An Estrogen Receptor b-Selective Agonist Inhibits Non-Alcoholic Steatohepatitis (NASH) in Preclinical Models by Regulating Bile Acid and Xenobiotic Receptors

Suriyan Ponnusamy, Quynh Tran, Thirumagal Thiyagarajan, Duane Miller, and Ramesh Narayanan

Experimental Biology and Medicine 2017. 242: 606-616.


Non-alcoholic steatohepatitis (NASH) affects 8-10 million people in the US and up to 75% of obese individuals. Despite this, there are no approved oral therapeutics to treat NASH and therefore the need for novel approaches exists. The estrogen receptor β (ER-β)-selective agonist, β-LGND2, inhibits body weight and white adipose tissue, and increases metabolism, resulting in higher energy expenditure and thermogenesis. Due to favorable effects of β-LGND2 on obesity, we hypothesized that β-LGND2 will prevent NASH directly by reducing lipid accumulation in the liver or indirectly by favorably changing body composition. Male C57BL/6 mice fed with high fat diet (HFD) for 10 weeks or methionine choline-deficient diet for four weeks and treated with vehicle exhibited altered liver weights by twofold and increased serum transaminases by 2-6-folds.
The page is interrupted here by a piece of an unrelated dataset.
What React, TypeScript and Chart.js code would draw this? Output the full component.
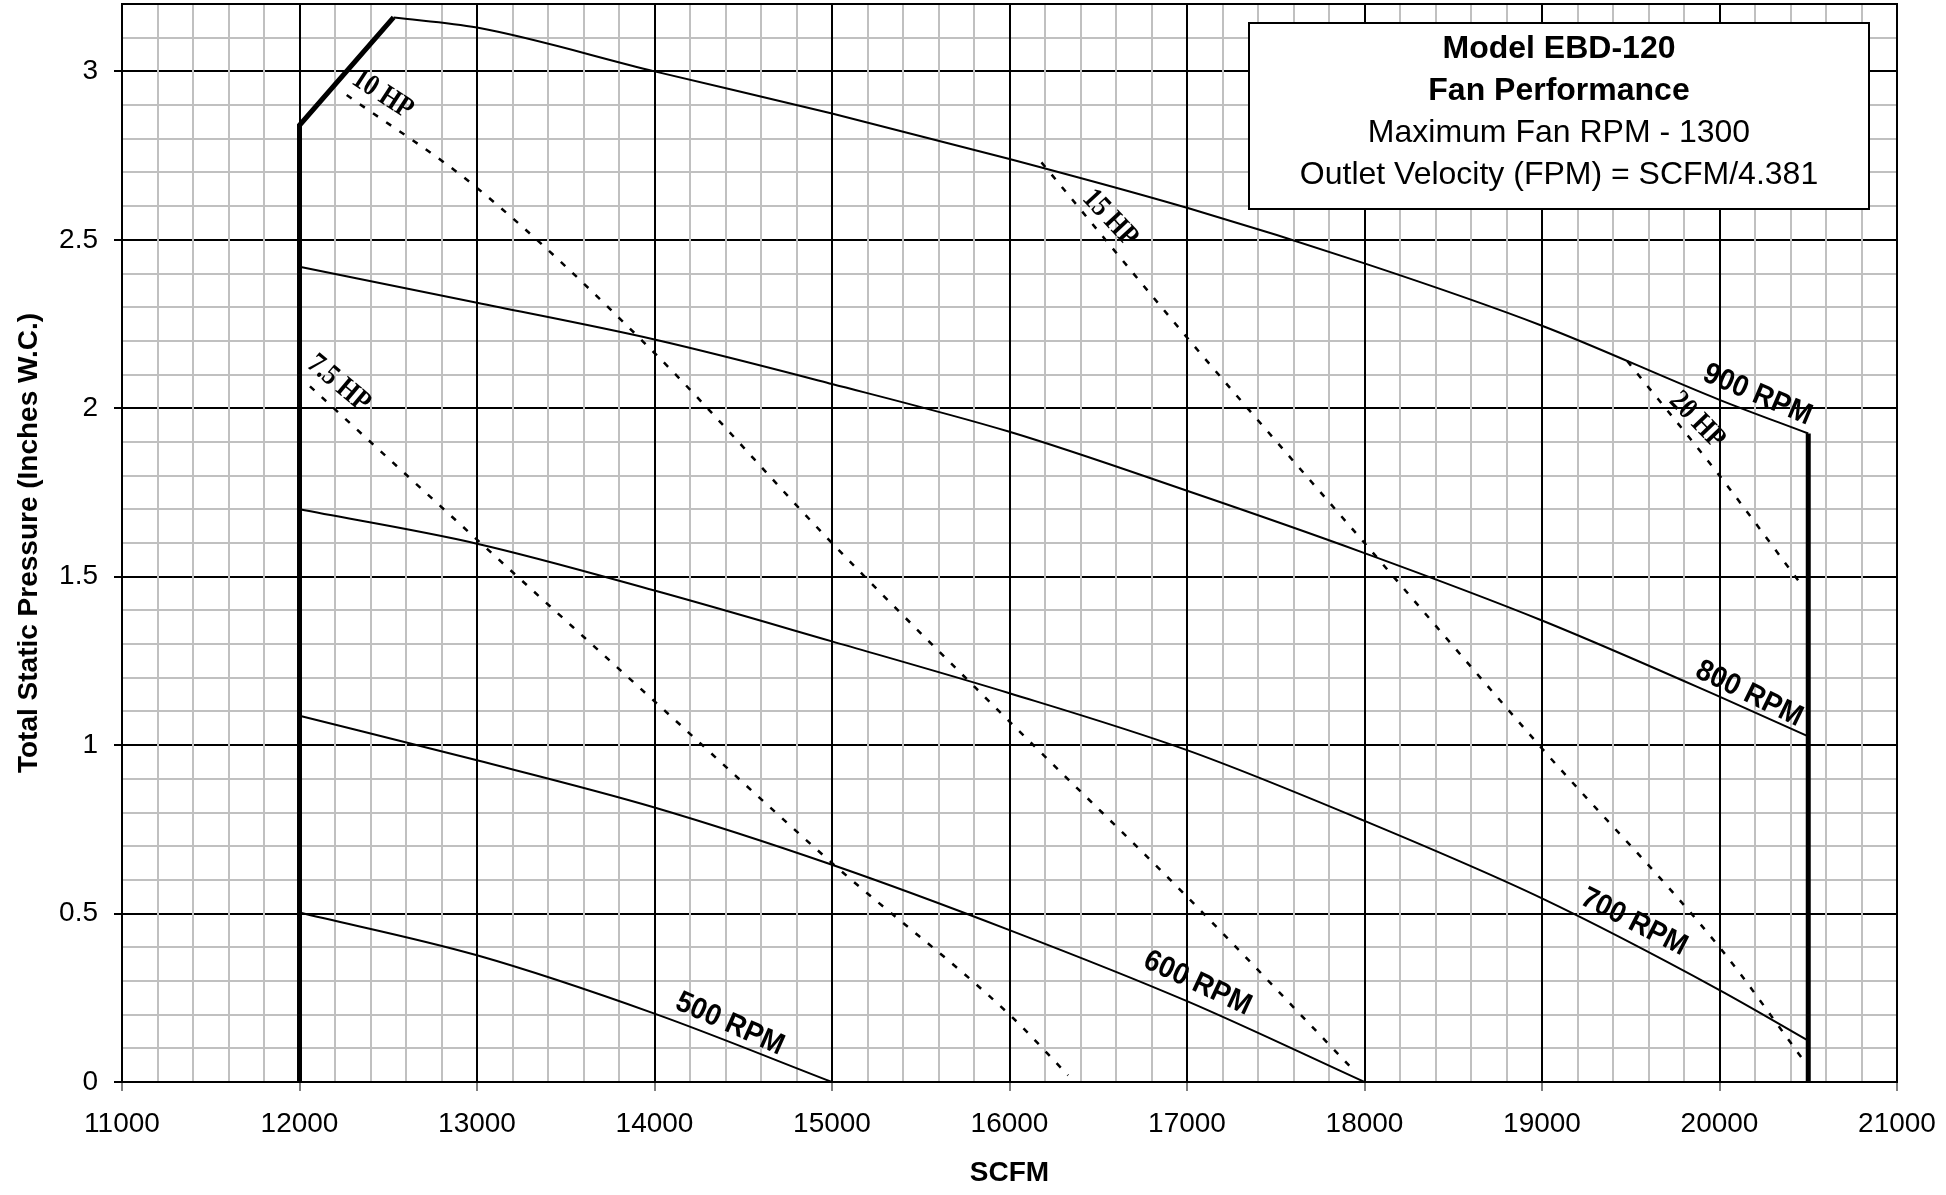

These changes were not observed in β-LGND2-treated animals. Infiltration of inflammatory cells and collagen deposits, an indication of fibrosis, were observed in the liver of mice fed with HFD for 10 weeks, which were effectively blocked by β-LGND2. Gene expression studies in the liver indicate that pregnane X receptor target genes were significantly increased by HFD, and the increase was inhibited by β-LGND2. On the other hand, metabolomics indicate that bile acid metabolites were significantly increased by β-LGND2. These studies demonstrate that an ER-β agonist might provide therapeutic benefits in NASH by directly modulating the function of xenobiotic and bile acid receptors in the liver, which have important functions in the liver, and indirectly, as demonstrated before, by inhibiting adiposity.